*Task instructions*. Nothing outside the range from the line with "Write the D3.js code for this chart." to the line with "var coolArrow = [[139, -0.0257], [105, -0.0257]];" belongs in the copy, and no pictures do either; repeat that range exactly.
========================================
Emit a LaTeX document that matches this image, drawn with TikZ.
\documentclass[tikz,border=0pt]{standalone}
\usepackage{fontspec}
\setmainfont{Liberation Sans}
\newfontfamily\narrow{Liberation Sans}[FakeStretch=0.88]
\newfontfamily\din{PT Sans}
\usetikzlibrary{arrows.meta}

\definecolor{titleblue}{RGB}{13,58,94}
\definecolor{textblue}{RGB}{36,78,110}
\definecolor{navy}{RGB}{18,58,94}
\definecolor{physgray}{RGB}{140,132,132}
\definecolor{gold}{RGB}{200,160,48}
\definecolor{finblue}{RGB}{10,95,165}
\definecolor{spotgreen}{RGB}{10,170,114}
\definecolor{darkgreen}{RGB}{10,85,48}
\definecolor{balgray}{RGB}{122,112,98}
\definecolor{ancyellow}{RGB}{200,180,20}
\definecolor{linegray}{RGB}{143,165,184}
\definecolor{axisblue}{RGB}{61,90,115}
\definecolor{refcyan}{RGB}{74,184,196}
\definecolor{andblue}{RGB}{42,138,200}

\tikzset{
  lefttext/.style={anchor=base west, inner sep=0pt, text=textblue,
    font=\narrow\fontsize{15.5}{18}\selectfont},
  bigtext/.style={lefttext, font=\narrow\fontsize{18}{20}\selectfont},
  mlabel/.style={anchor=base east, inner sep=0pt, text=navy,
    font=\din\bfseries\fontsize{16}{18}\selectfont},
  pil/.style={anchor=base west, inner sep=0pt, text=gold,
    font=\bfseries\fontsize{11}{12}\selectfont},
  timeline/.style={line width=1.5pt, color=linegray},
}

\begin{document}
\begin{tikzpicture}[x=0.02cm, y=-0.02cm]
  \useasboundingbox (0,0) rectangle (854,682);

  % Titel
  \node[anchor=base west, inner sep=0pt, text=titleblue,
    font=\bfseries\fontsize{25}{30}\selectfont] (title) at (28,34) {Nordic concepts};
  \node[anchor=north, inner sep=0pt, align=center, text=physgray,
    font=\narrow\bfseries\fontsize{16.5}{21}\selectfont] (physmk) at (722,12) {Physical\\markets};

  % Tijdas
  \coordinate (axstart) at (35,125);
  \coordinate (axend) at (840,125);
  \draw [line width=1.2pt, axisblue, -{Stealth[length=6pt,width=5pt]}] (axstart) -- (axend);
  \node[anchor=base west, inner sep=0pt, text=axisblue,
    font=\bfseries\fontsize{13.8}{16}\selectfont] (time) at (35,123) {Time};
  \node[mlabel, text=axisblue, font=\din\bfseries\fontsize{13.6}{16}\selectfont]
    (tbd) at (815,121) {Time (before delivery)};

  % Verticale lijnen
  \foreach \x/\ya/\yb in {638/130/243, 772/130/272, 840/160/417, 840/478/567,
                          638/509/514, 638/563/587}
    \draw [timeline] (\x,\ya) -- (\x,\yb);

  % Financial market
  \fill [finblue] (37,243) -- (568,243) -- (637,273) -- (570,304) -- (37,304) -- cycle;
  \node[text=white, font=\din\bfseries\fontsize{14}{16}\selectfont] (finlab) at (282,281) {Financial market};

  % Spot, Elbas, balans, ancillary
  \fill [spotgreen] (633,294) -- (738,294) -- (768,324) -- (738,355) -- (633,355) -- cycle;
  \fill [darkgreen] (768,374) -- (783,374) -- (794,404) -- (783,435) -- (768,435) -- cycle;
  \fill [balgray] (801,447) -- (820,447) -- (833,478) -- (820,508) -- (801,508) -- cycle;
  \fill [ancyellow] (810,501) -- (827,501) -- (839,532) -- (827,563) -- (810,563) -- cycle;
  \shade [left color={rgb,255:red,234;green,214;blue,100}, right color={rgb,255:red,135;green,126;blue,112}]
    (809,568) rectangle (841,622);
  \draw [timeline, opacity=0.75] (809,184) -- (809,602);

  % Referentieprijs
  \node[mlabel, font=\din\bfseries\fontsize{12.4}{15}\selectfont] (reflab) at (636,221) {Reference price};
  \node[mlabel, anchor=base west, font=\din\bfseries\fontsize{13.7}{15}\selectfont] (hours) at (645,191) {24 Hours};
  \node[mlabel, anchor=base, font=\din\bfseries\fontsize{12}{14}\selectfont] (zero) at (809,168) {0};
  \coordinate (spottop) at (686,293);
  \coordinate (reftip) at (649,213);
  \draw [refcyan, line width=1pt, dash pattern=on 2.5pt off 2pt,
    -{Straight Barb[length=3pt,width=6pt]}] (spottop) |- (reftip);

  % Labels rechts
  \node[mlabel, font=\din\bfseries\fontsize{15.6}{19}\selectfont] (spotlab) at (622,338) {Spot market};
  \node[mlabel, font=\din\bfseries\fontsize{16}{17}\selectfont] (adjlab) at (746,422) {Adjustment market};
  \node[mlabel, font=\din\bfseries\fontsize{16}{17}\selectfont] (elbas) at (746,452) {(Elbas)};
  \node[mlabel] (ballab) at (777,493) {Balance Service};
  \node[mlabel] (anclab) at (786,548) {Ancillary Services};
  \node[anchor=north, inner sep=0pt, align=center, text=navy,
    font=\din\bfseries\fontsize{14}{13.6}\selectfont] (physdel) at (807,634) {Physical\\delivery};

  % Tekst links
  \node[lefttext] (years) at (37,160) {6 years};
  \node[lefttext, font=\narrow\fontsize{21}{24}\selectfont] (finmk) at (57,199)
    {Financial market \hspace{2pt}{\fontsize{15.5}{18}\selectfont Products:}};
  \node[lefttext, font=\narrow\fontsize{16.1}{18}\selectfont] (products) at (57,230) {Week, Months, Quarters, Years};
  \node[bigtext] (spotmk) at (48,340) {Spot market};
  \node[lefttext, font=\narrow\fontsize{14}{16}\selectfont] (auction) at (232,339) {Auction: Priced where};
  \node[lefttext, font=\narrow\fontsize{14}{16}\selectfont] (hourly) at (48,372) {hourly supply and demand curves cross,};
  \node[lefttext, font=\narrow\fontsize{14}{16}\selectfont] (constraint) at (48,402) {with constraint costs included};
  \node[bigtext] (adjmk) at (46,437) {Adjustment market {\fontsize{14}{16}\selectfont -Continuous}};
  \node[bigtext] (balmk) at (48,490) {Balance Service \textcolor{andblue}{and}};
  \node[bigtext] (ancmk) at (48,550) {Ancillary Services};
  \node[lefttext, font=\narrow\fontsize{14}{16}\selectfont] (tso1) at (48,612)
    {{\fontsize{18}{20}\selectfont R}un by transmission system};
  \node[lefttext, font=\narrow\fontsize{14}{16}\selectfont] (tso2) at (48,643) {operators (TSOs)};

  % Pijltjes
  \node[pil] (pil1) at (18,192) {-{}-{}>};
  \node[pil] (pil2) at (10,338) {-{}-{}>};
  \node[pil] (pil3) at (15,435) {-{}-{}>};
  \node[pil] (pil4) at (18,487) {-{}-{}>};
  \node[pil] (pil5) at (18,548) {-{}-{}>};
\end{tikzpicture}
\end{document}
========================================
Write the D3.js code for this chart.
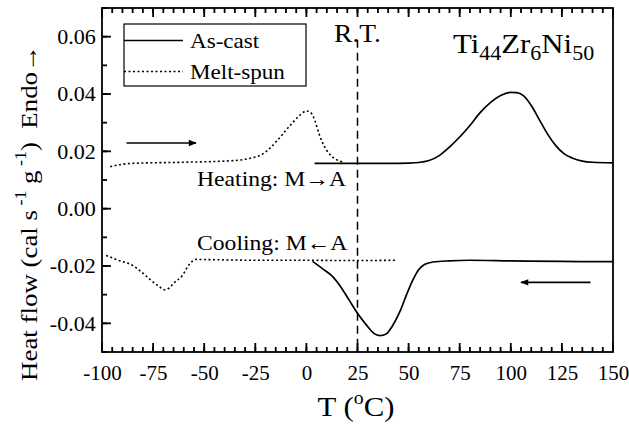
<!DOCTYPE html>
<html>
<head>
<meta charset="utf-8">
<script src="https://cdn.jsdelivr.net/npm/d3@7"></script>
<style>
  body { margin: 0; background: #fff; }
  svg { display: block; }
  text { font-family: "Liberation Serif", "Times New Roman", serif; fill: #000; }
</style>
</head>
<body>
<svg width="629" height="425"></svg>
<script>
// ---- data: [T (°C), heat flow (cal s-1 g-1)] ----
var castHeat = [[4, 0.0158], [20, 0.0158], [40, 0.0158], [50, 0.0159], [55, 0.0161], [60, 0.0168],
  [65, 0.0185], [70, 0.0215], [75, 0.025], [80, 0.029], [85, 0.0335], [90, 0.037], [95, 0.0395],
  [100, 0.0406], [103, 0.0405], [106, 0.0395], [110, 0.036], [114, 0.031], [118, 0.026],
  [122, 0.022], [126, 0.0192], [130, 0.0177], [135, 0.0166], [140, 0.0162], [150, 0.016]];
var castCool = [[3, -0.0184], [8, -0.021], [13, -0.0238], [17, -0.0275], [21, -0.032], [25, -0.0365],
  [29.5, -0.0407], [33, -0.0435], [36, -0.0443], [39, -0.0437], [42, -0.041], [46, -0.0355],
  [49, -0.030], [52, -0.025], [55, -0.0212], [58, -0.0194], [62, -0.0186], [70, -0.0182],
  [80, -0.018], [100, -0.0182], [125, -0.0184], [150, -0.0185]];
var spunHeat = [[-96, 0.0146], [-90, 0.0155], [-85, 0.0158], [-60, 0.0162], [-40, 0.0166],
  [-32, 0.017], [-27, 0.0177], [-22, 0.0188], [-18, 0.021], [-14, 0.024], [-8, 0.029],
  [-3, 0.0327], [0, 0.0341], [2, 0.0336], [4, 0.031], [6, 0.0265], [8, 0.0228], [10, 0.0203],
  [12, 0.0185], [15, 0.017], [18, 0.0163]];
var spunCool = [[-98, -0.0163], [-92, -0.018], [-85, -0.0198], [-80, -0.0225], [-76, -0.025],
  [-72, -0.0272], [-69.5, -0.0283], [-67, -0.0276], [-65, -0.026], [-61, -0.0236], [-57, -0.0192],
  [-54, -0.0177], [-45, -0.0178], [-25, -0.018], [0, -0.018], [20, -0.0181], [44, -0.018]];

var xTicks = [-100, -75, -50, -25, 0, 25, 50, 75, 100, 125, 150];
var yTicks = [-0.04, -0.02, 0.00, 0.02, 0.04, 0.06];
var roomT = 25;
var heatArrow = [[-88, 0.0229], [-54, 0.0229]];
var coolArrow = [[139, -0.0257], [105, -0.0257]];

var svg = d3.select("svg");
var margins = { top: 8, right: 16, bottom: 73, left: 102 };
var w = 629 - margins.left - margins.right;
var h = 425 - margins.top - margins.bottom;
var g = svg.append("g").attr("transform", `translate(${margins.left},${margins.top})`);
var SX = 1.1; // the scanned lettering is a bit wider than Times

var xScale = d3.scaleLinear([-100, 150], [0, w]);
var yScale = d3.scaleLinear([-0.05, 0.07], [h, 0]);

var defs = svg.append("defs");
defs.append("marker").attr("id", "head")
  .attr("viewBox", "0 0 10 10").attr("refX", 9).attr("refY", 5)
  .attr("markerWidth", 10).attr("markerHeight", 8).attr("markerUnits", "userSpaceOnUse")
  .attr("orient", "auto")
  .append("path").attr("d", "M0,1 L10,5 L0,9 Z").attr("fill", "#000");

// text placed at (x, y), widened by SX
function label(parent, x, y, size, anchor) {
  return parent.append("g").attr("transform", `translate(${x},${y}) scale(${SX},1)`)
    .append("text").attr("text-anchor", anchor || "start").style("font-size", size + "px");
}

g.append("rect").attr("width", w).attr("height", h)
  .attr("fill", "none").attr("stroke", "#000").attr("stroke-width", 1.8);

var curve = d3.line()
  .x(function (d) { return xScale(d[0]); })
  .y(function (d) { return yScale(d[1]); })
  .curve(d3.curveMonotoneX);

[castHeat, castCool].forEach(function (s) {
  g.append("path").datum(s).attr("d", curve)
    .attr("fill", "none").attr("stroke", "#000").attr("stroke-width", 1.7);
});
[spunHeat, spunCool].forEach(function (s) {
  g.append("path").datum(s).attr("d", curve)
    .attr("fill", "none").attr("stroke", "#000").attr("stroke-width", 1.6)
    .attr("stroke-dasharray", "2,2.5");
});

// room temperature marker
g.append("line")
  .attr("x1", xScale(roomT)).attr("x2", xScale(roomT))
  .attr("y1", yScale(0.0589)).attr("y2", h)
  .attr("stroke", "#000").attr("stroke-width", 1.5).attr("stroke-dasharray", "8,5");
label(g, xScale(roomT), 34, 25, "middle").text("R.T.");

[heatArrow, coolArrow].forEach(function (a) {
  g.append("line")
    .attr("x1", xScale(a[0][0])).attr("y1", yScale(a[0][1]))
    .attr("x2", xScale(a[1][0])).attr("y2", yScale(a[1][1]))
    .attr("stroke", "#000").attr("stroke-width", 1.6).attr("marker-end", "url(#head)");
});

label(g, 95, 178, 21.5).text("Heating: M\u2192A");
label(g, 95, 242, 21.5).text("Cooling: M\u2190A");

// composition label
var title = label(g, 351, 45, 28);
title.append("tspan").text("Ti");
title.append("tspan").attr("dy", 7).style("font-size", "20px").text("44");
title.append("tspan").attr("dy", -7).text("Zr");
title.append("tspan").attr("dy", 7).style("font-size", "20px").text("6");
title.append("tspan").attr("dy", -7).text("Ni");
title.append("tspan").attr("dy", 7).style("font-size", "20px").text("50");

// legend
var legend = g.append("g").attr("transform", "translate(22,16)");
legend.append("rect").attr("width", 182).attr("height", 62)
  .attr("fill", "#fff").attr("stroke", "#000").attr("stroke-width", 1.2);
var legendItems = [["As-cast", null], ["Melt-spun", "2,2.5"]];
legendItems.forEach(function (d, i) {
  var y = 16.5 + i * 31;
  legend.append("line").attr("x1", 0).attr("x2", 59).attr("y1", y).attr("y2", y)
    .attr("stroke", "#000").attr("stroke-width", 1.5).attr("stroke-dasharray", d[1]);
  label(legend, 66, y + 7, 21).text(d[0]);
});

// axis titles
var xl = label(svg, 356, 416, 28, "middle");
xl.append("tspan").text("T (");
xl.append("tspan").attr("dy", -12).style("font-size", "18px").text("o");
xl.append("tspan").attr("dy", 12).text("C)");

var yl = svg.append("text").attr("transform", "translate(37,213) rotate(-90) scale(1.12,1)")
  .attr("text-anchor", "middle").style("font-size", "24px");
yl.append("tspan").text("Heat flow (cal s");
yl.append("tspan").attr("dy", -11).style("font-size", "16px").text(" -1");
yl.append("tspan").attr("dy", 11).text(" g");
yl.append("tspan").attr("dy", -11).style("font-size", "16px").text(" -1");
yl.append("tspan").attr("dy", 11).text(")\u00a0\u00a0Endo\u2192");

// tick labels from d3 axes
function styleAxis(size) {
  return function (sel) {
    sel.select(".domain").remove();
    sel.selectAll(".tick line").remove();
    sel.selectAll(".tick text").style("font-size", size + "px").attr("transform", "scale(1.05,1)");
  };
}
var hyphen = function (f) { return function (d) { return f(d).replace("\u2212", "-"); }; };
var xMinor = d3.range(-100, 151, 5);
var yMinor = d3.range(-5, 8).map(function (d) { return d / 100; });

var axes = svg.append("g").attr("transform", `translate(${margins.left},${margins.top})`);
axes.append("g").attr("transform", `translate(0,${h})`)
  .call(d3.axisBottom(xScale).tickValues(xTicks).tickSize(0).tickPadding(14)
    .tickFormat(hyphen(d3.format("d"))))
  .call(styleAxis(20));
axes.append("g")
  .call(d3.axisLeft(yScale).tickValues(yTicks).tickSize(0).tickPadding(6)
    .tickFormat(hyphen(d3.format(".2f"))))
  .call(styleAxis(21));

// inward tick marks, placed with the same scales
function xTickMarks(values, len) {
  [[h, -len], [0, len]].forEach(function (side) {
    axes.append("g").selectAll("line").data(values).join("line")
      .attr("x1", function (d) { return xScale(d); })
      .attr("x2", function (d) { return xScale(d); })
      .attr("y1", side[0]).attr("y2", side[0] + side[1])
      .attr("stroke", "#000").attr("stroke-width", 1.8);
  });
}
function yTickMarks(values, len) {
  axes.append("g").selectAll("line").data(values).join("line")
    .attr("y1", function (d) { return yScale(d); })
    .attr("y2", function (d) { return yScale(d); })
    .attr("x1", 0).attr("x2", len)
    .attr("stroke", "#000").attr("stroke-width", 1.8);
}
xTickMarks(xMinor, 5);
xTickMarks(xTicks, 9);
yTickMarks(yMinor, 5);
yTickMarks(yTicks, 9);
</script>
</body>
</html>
========================================
*Written response*.
Write the D3.js code for this chart.
<!DOCTYPE html>
<html>
<head>
<meta charset="utf-8">
<script src="https://cdn.jsdelivr.net/npm/d3@7"></script>
<style>
  body { margin: 0; background: #fff; }
  svg { display: block; }
  text { font-family: "Liberation Serif", "Times New Roman", serif; fill: #000; }
</style>
</head>
<body>
<svg width="629" height="425"></svg>
<script>
// ---- data: [T (°C), heat flow (cal s-1 g-1)] ----
var castHeat = [[4, 0.0158], [20, 0.0158], [40, 0.0158], [50, 0.0159], [55, 0.0161], [60, 0.0168],
  [65, 0.0185], [70, 0.0215], [75, 0.025], [80, 0.029], [85, 0.0335], [90, 0.037], [95, 0.0395],
  [100, 0.0406], [103, 0.0405], [106, 0.0395], [110, 0.036], [114, 0.031], [118, 0.026],
  [122, 0.022], [126, 0.0192], [130, 0.0177], [135, 0.0166], [140, 0.0162], [150, 0.016]];
var castCool = [[3, -0.0184], [8, -0.021], [13, -0.0238], [17, -0.0275], [21, -0.032], [25, -0.0365],
  [29.5, -0.0407], [33, -0.0435], [36, -0.0443], [39, -0.0437], [42, -0.041], [46, -0.0355],
  [49, -0.030], [52, -0.025], [55, -0.0212], [58, -0.0194], [62, -0.0186], [70, -0.0182],
  [80, -0.018], [100, -0.0182], [125, -0.0184], [150, -0.0185]];
var spunHeat = [[-96, 0.0146], [-90, 0.0155], [-85, 0.0158], [-60, 0.0162], [-40, 0.0166],
  [-32, 0.017], [-27, 0.0177], [-22, 0.0188], [-18, 0.021], [-14, 0.024], [-8, 0.029],
  [-3, 0.0327], [0, 0.0341], [2, 0.0336], [4, 0.031], [6, 0.0265], [8, 0.0228], [10, 0.0203],
  [12, 0.0185], [15, 0.017], [18, 0.0163]];
var spunCool = [[-98, -0.0163], [-92, -0.018], [-85, -0.0198], [-80, -0.0225], [-76, -0.025],
  [-72, -0.0272], [-69.5, -0.0283], [-67, -0.0276], [-65, -0.026], [-61, -0.0236], [-57, -0.0192],
  [-54, -0.0177], [-45, -0.0178], [-25, -0.018], [0, -0.018], [20, -0.0181], [44, -0.018]];

var xTicks = [-100, -75, -50, -25, 0, 25, 50, 75, 100, 125, 150];
var yTicks = [-0.04, -0.02, 0.00, 0.02, 0.04, 0.06];
var roomT = 25;
var heatArrow = [[-88, 0.0229], [-54, 0.0229]];
var coolArrow = [[139, -0.0257], [105, -0.0257]];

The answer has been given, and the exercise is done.